Given request — In the listing below, find every line containing "Rebuild" and copy it out.

Listing —

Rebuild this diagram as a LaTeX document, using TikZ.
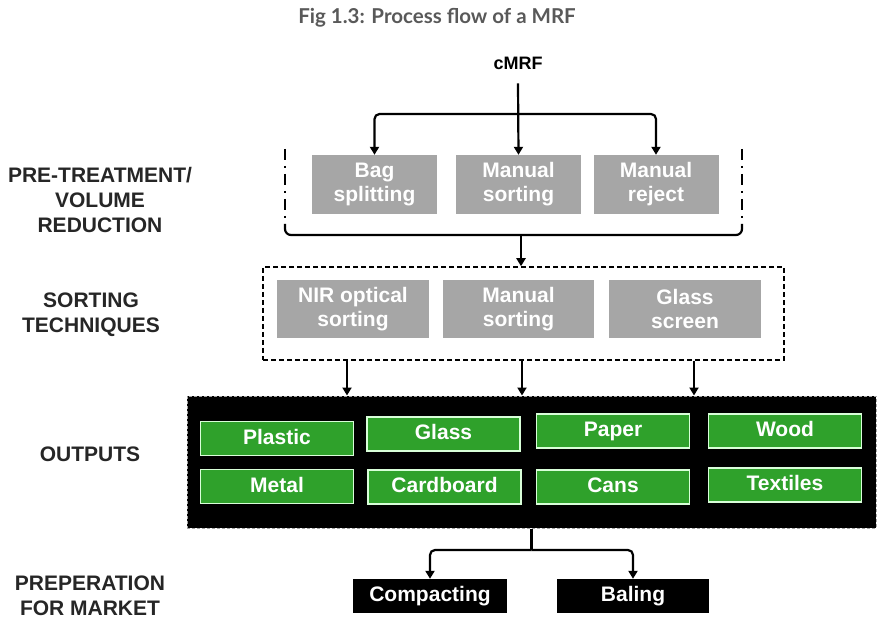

---

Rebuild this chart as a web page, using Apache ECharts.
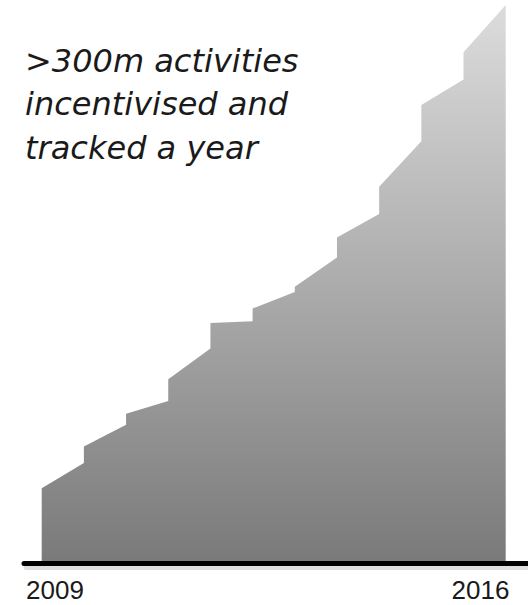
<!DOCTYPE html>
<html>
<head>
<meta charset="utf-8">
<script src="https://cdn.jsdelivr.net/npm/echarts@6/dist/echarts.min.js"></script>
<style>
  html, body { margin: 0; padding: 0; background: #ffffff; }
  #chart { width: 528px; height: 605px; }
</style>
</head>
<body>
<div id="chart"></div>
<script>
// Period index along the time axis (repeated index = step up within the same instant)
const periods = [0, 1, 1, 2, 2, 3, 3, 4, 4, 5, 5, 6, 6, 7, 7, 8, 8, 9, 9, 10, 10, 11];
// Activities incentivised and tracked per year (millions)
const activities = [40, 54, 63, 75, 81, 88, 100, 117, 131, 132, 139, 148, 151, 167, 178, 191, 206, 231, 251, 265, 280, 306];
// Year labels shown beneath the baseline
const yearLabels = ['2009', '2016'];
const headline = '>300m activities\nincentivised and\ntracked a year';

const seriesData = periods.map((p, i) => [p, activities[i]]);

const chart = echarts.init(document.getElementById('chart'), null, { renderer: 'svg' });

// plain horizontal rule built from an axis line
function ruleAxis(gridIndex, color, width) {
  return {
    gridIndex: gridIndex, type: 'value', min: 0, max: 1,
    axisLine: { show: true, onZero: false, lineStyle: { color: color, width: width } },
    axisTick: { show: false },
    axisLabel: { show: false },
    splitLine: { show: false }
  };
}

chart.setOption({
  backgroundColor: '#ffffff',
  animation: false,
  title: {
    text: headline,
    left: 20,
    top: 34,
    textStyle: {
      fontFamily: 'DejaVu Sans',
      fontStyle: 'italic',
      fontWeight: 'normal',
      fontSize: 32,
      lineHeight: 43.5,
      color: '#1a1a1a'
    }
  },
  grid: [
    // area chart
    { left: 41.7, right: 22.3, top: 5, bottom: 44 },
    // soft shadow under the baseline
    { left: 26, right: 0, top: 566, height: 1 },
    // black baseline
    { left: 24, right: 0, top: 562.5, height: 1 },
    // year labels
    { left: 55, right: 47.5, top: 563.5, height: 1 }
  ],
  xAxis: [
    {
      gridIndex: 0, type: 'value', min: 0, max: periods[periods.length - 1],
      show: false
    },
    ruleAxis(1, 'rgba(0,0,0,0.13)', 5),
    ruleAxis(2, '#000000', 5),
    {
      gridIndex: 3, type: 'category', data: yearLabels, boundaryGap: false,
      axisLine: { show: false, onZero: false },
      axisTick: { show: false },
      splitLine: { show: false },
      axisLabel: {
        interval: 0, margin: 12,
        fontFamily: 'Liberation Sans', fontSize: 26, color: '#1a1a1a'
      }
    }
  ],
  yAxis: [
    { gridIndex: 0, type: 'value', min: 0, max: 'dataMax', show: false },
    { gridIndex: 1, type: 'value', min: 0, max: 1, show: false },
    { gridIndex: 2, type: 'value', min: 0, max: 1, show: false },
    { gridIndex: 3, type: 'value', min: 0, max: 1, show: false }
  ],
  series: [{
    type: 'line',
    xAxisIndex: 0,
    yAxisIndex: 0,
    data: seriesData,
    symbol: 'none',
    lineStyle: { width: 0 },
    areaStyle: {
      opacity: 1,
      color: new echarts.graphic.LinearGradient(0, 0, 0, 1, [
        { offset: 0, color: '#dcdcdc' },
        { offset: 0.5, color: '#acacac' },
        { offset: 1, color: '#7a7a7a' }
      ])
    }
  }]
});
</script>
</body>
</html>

---

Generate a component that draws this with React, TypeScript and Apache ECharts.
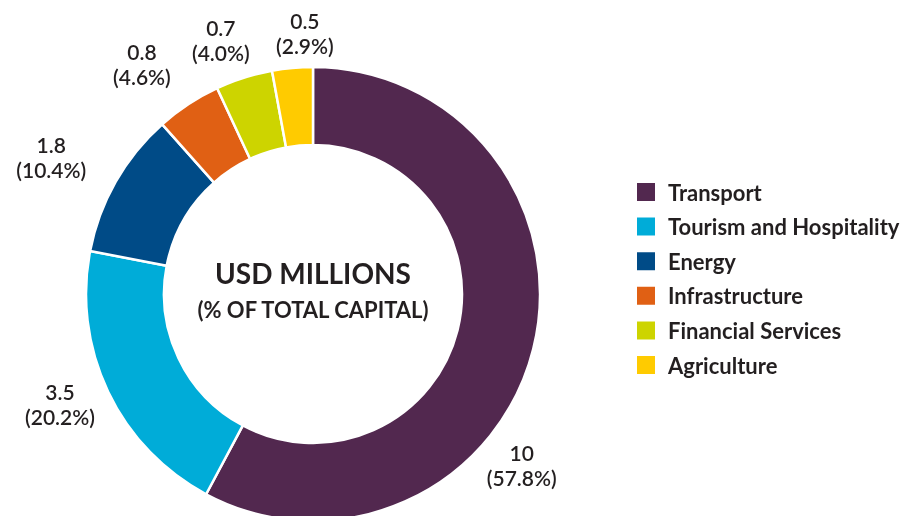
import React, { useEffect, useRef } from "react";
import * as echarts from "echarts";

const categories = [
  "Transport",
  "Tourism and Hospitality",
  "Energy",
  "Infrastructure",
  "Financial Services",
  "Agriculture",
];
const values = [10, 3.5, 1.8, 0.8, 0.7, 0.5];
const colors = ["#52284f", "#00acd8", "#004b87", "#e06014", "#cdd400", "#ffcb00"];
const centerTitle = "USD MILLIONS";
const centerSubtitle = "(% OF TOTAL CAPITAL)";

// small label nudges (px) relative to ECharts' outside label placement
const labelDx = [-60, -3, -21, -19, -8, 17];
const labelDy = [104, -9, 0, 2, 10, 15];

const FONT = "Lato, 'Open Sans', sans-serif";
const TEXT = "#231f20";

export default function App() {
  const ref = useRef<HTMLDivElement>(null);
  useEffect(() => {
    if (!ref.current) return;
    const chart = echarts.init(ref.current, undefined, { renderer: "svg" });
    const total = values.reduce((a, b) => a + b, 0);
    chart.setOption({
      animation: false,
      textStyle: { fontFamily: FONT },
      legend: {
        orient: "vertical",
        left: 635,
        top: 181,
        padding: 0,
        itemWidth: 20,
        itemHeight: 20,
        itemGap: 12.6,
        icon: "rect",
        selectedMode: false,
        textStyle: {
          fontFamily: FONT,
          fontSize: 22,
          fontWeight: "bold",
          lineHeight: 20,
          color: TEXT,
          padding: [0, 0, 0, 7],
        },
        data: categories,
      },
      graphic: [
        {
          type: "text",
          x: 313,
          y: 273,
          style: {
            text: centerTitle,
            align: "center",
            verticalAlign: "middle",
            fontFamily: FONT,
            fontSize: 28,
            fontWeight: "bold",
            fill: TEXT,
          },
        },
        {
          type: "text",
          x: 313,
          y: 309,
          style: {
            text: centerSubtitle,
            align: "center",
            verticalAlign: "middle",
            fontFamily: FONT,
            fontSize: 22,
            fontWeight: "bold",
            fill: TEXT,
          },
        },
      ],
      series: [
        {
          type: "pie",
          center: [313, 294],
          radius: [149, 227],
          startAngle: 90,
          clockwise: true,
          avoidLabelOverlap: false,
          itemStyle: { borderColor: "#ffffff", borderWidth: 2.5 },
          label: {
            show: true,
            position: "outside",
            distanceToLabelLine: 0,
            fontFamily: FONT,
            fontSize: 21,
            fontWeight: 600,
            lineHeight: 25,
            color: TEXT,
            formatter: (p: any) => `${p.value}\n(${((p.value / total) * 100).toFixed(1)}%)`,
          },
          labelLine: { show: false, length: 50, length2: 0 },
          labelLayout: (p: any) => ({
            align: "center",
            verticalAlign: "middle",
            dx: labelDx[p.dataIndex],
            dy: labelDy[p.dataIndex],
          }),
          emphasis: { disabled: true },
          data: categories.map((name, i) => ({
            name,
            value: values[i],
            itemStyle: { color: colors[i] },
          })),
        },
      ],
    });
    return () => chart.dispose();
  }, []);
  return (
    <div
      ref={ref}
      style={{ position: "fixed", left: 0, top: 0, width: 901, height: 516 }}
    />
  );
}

The solution —
Rebuild this diagram as a LaTeX document, using TikZ.
Rebuild this chart as a web page, using Apache ECharts.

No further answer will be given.